### Supplied data

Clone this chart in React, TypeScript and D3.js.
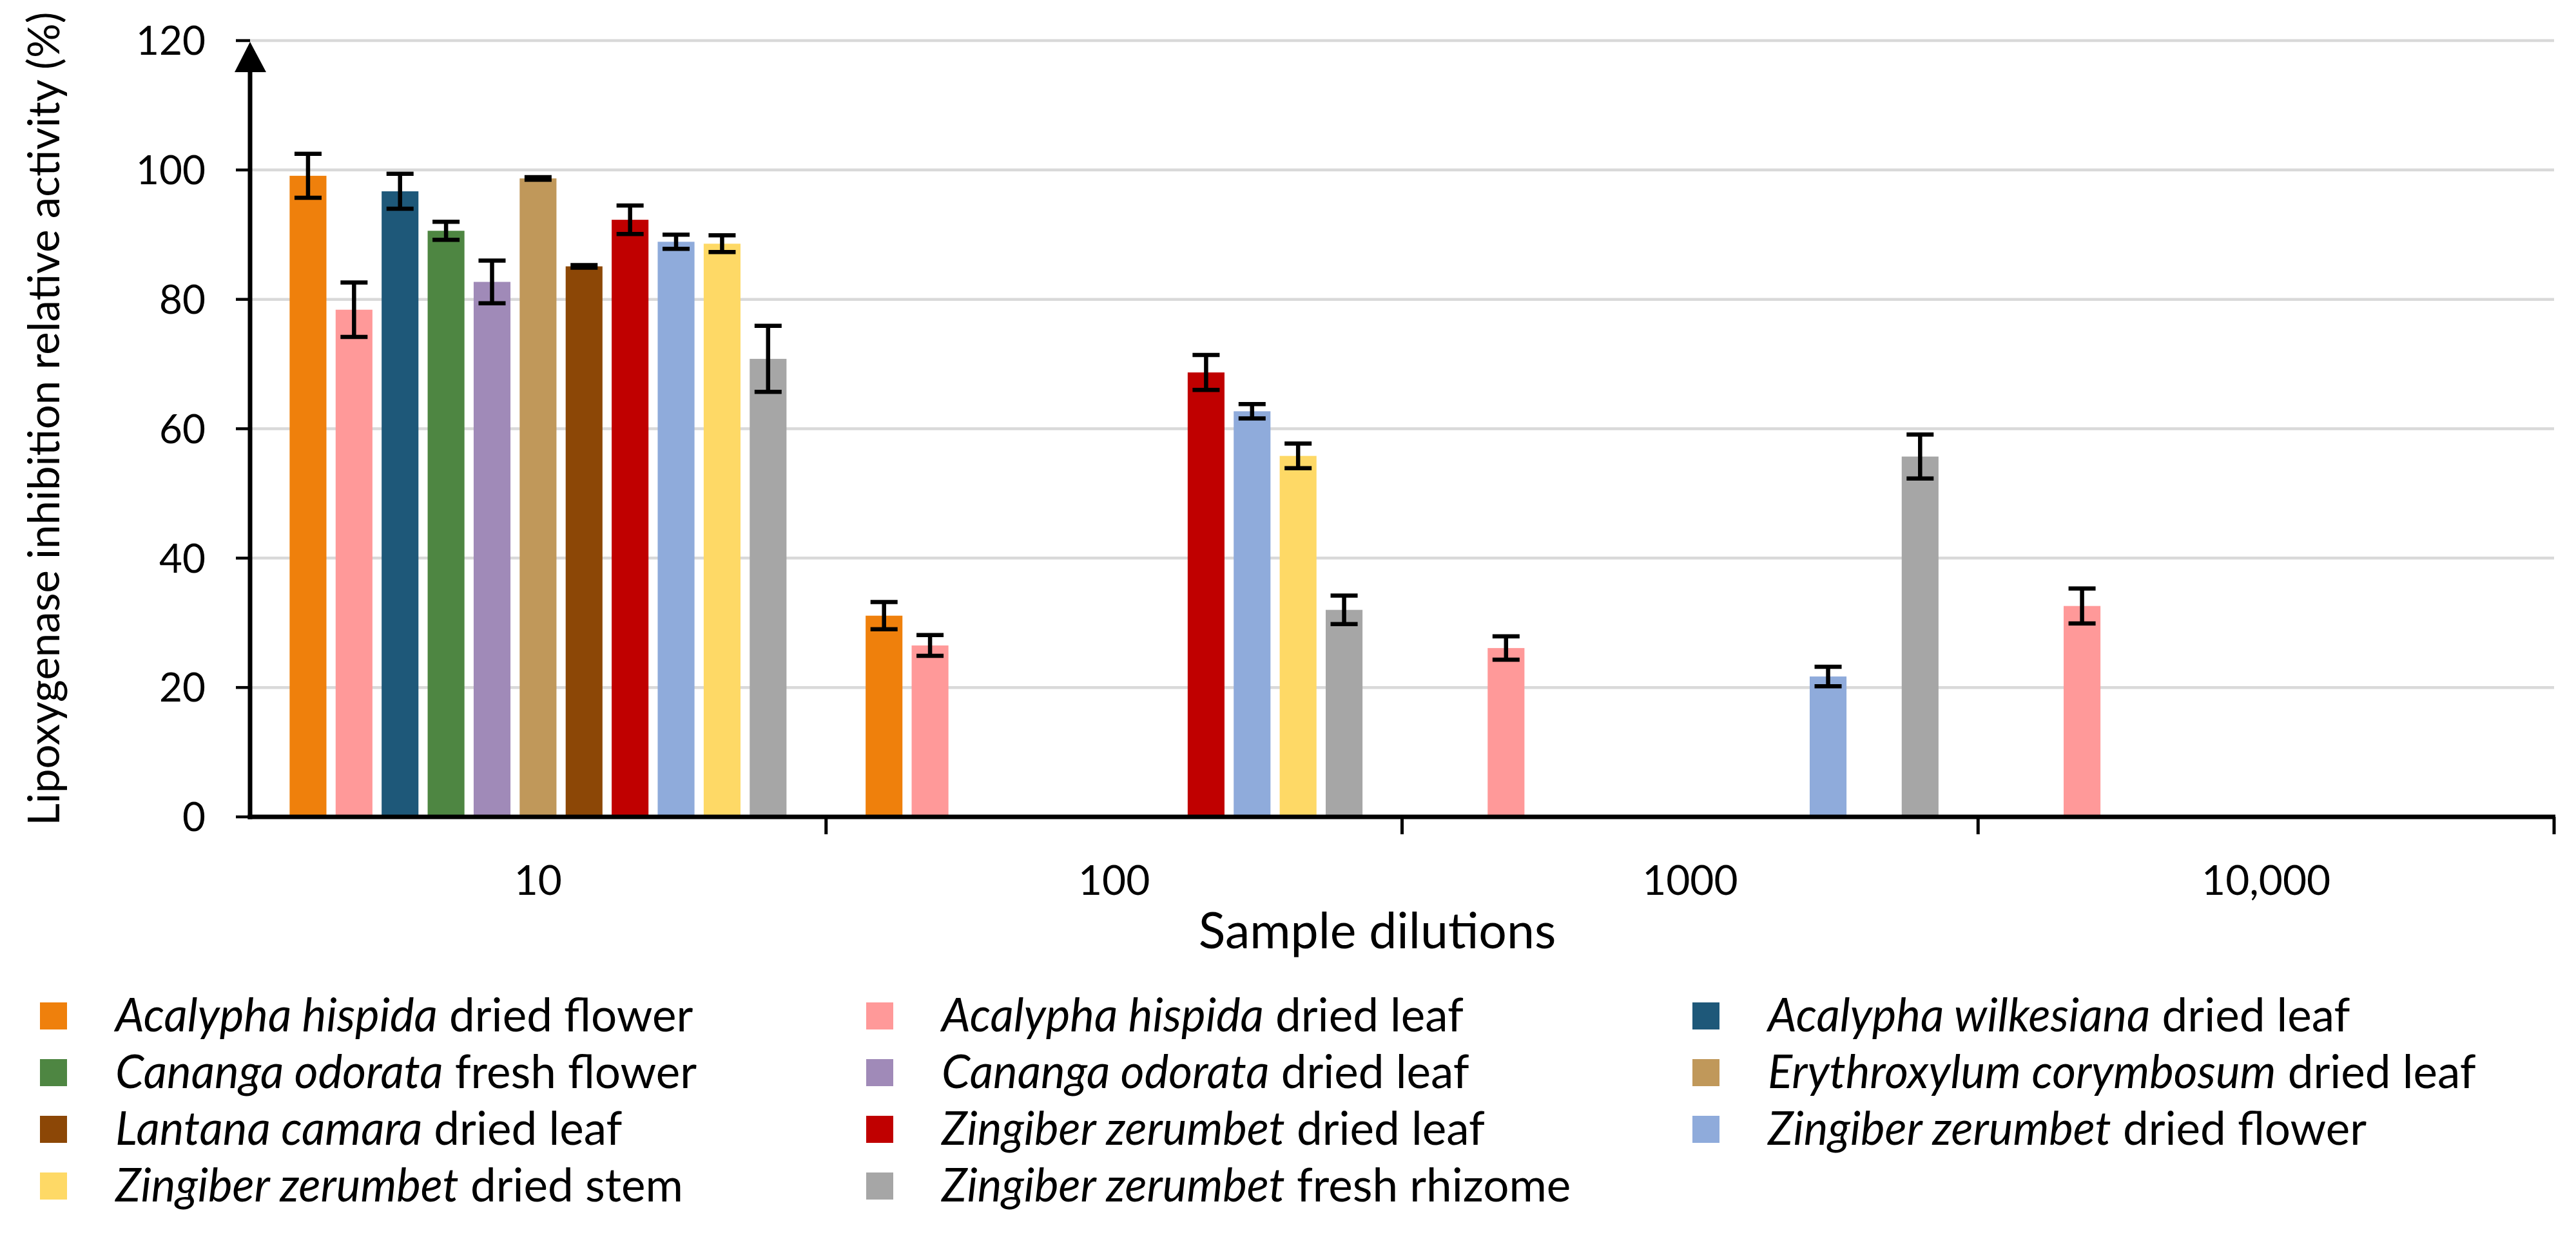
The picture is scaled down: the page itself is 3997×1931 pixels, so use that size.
import { useEffect } from "react";
import * as d3 from "d3";

const width = 3997;
const height = 1931;

// plot box
const plotLeft = 388;
const plotRight = 3963;
const plotTop = 63;
const plotBottom = 1268;

const categories = ["10", "100", "1000", "10,000"];
const yTicks = [0, 20, 40, 60, 80, 100, 120];

// legend labels: italic species name + plain part
const speciesNames = [
    "Acalypha hispida",
    "Acalypha hispida",
    "Acalypha wilkesiana",
    "Cananga odorata",
    "Cananga odorata",
    "Erythroxylum corymbosum",
    "Lantana camara",
    "Zingiber zerumbet",
    "Zingiber zerumbet",
    "Zingiber zerumbet",
    "Zingiber zerumbet",
];
const partNames = [
    "dried flower",
    "dried leaf",
    "dried leaf",
    "fresh flower",
    "dried leaf",
    "dried leaf",
    "dried leaf",
    "dried leaf",
    "dried flower",
    "dried stem",
    "fresh rhizome",
];
const seriesColors = [
    "#EF800C",
    "#FF9999",
    "#1E5879",
    "#4E8642",
    "#A08AB8",
    "#C0985A",
    "#8C4706",
    "#C00000",
    "#8FABDB",
    "#FED966",
    "#A6A6A6",
];

// one row per series, one value per dilution (null = not measured)
const seriesValues = [
    [99.1, 31.1, null, null],
    [78.4, 26.5, 26.1, 32.6],
    [96.7, null, null, null],
    [90.6, null, null, null],
    [82.7, null, null, null],
    [98.7, null, null, null],
    [85.1, null, null, null],
    [92.3, 68.7, null, null],
    [88.9, 62.7, 21.7, null],
    [88.6, 55.8, null, null],
    [70.8, 32.0, 55.7, null],
];
const seriesErrors = [
    [3.4, 2.1, null, null],
    [4.2, 1.6, 1.8, 2.7],
    [2.7, null, null, null],
    [1.4, null, null, null],
    [3.3, null, null, null],
    [0.2, null, null, null],
    [0.2, null, null, null],
    [2.2, 2.7, null, null],
    [1.1, 1.1, 1.5, null],
    [1.3, 1.9, null, null],
    [5.1, 2.2, 3.4, null],
];

const font = "Lato, 'Open Sans', sans-serif";

const App = () => {
    useEffect(() => {
        document.body.style.margin = "0";
    }, []);

    const x0 = d3.scaleBand<string>().domain(categories).range([plotLeft, plotRight]);
    const x1 = d3
        .scaleBand<number>()
        .domain(d3.range(speciesNames.length))
        .range([0, x0.bandwidth()])
        .paddingInner(0.2)
        .paddingOuter(0.86);
    const y = d3.scaleLinear().domain([0, 120]).range([plotBottom, plotTop]);

    const capHalf = 21;
    const xTickPos = categories.map((c) => (x0(c) as number) + x0.bandwidth());

    return (
        <svg width={width} height={height} style={{ display: "block", background: "#fff" }} fontFamily={font}>
            {/* gridlines */}
            <g>
                {yTicks.map((t) => (
                    <line key={t} x1={plotLeft} x2={plotRight} y1={y(t)} y2={y(t)} stroke="#d9d9d9" strokeWidth={4.5} />
                ))}
            </g>

            {/* bars */}
            <g>
                {seriesValues.map((vals, s) =>
                    vals.map((v, ci) =>
                        v == null ? null : (
                            <rect
                                key={`${s}-${ci}`}
                                x={(x0(categories[ci]) as number) + (x1(s) as number)}
                                y={y(v)}
                                width={x1.bandwidth()}
                                height={y(0) - y(v)}
                                fill={seriesColors[s]}
                            />
                        )
                    )
                )}
            </g>

            {/* error bars */}
            <g stroke="#000" strokeWidth={6.5} fill="none">
                {seriesValues.map((vals, s) =>
                    vals.map((v, ci) => {
                        const e = seriesErrors[s][ci];
                        if (v == null || e == null) return null;
                        const cx = (x0(categories[ci]) as number) + (x1(s) as number) + x1.bandwidth() / 2;
                        const yHi = y(v + e);
                        const yLo = y(v - e);
                        return (
                            <path
                                key={`e${s}-${ci}`}
                                d={`M${cx},${yHi}V${yLo}M${cx - capHalf},${yHi}H${cx + capHalf}M${cx - capHalf},${yLo}H${cx + capHalf}`}
                            />
                        );
                    })
                )}
            </g>

            {/* y axis */}
            <g>
                {yTicks.map((t) => (
                    <line key={t} x1={plotLeft - 22} x2={plotLeft} y1={y(t)} y2={y(t)} stroke="#000" strokeWidth={4.5} />
                ))}
                <line x1={plotLeft} x2={plotLeft} y1={plotBottom + 3.5} y2={plotTop + 40} stroke="#000" strokeWidth={7} />
                <polygon
                    points={`${plotLeft - 24},${plotTop + 49} ${plotLeft + 25},${plotTop + 49} ${plotLeft},${plotTop + 2}`}
                    fill="#000"
                />
                {yTicks.map((t) => (
                    <text key={t} x={319} y={y(t)} dy="0.36em" textAnchor="end" fontSize={62} fill="#000">
                        {t}
                    </text>
                ))}
            </g>

            {/* x axis */}
            <g>
                <line x1={plotLeft - 3.5} x2={plotRight + 2} y1={y(0)} y2={y(0)} stroke="#000" strokeWidth={7} />
                {xTickPos.map((xp, i) => (
                    <line key={i} x1={xp} x2={xp} y1={y(0)} y2={y(0) + 27} stroke="#000" strokeWidth={5} />
                ))}
                {categories.map((c) => (
                    <text key={c} x={(x0(c) as number) + x0.bandwidth() / 2} y={1389} textAnchor="middle" fontSize={64} fill="#000">
                        {c}
                    </text>
                ))}
            </g>

            {/* axis titles */}
            <text x={2137} y={1472} textAnchor="middle" fontSize={77} fill="#000">
                Sample dilutions
            </text>
            <text
                transform="translate(92,650) rotate(-90)"
                textAnchor="middle"
                fontSize={67}
                fill="#000"
            >
                Lipoxygenase inhibition relative activity (%)
            </text>

            {/* legend */}
            <g>
                {speciesNames.map((name, i) => {
                    const col = i % 3;
                    const row = Math.floor(i / 3);
                    const lx = 62 + col * 1282;
                    const ly = 1556 + row * 88;
                    return (
                        <g key={i}>
                            <rect x={lx} y={ly} width={42} height={42} fill={seriesColors[i]} />
                            <text x={lx + 117} y={ly + 45} fontSize={71} fill="#000">
                                <tspan fontStyle="italic">{name}</tspan> {partNames[i]}
                            </text>
                        </g>
                    );
                })}
            </g>
        </svg>
    );
};

export default App;
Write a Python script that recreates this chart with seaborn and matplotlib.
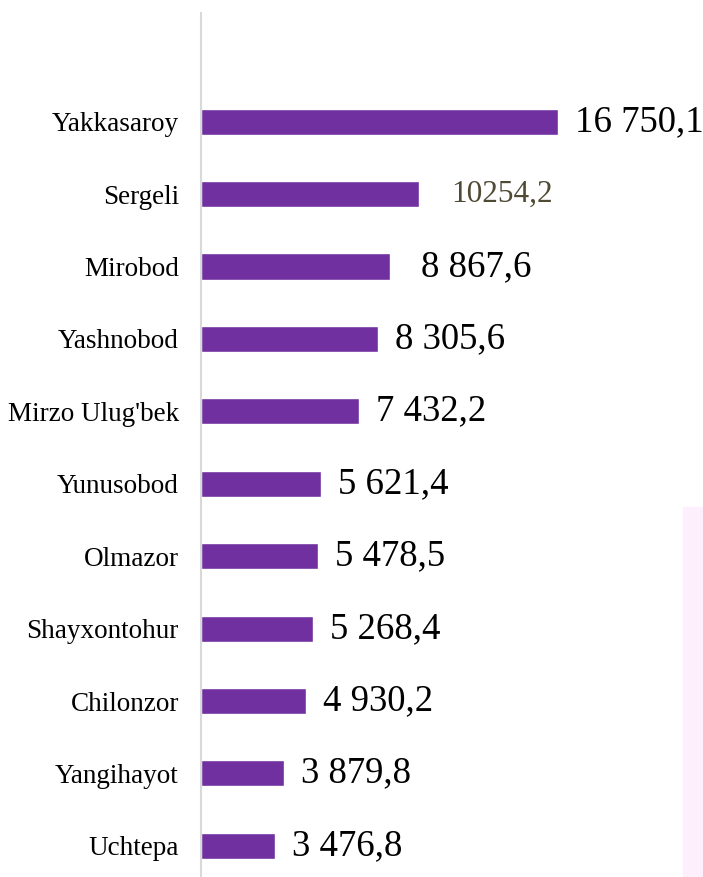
import pandas as pd
import matplotlib.pyplot as plt
import matplotlib.patches as mpatches
import seaborn as sns

districts = ["Yakkasaroy", "Sergeli", "Mirobod", "Yashnobod", "Mirzo Ulug'bek",
             "Yunusobod", "Olmazor", "Shayxontohur", "Chilonzor", "Yangihayot", "Uchtepa"]
values = [16750.1, 10254.2, 8867.6, 8305.6, 7432.2, 5621.4, 5478.5, 5268.4, 4930.2, 3879.8, 3476.8]
value_labels = ["16 750,1", "10254,2", "8 867,6", "8 305,6", "7 432,2", "5 621,4",
                "5 478,5", "5 268,4", "4 930,2", "3 879,8", "3 476,8"]

df = pd.DataFrame({"district": districts, "value": values, "label": value_labels})

sns.set_style("white")
plt.rcParams['font.family'] = ['Liberation Serif', 'DejaVu Serif']

fig = plt.figure(figsize=(7.03, 8.77), dpi=100)
# pale pink box at lower right
fig.patches.append(mpatches.Rectangle((683 / 703, 0), 20 / 703, 370 / 877,
                                      transform=fig.transFigure, color="#FDF0FC", zorder=0))
ax = fig.add_axes([201 / 703, 0, 1 - 201 / 703, 1 - 13 / 877])
ax.patch.set_alpha(0)

sns.barplot(data=df, x="value", y="district", orient="h", color="#7030A0",
            saturation=1, width=0.36, ax=ax)

ax.set_xlim(0, 23560)
ax.set_ylim(10.43, -1.5)

for i, row in df.iterrows():
    if row["district"] == "Sergeli":
        ax.annotate(row["label"], (row["value"], i), xytext=(32, 0), textcoords="offset pixels",
                    va="center", ha="left", fontsize=22.5, color="#4F4A33")
    elif row["district"] == "Mirobod":
        ax.annotate(row["label"], (row["value"], i), xytext=(31, 0), textcoords="offset pixels",
                    va="center", ha="left", fontsize=26.5, color="black")
    else:
        ax.annotate(row["label"], (row["value"], i), xytext=(17, 0), textcoords="offset pixels",
                    va="center", ha="left", fontsize=26.5, color="black")

ax.set_xlabel("")
ax.set_ylabel("")
ax.set_xticks([])
ax.tick_params(axis="y", length=0, pad=16, labelsize=19.5, labelcolor="black")
for s in ["top", "right", "bottom"]:
    ax.spines[s].set_visible(False)
ax.spines["left"].set_color("#D9D9D9")
ax.spines["left"].set_linewidth(1.5)

fig.savefig("out.png", dpi=100)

######

Written problem:
Look back at the entries above and repeat, unchanged, every line from the line holding "The picture is" through the line holding "const yTicks = [0, 20, 40, 60, 80, 100, 120];".

The result:
The picture is scaled down: the page itself is 3997×1931 pixels, so use that size.
import { useEffect } from "react";
import * as d3 from "d3";

const width = 3997;
const height = 1931;

// plot box
const plotLeft = 388;
const plotRight = 3963;
const plotTop = 63;
const plotBottom = 1268;

const categories = ["10", "100", "1000", "10,000"];
const yTicks = [0, 20, 40, 60, 80, 100, 120];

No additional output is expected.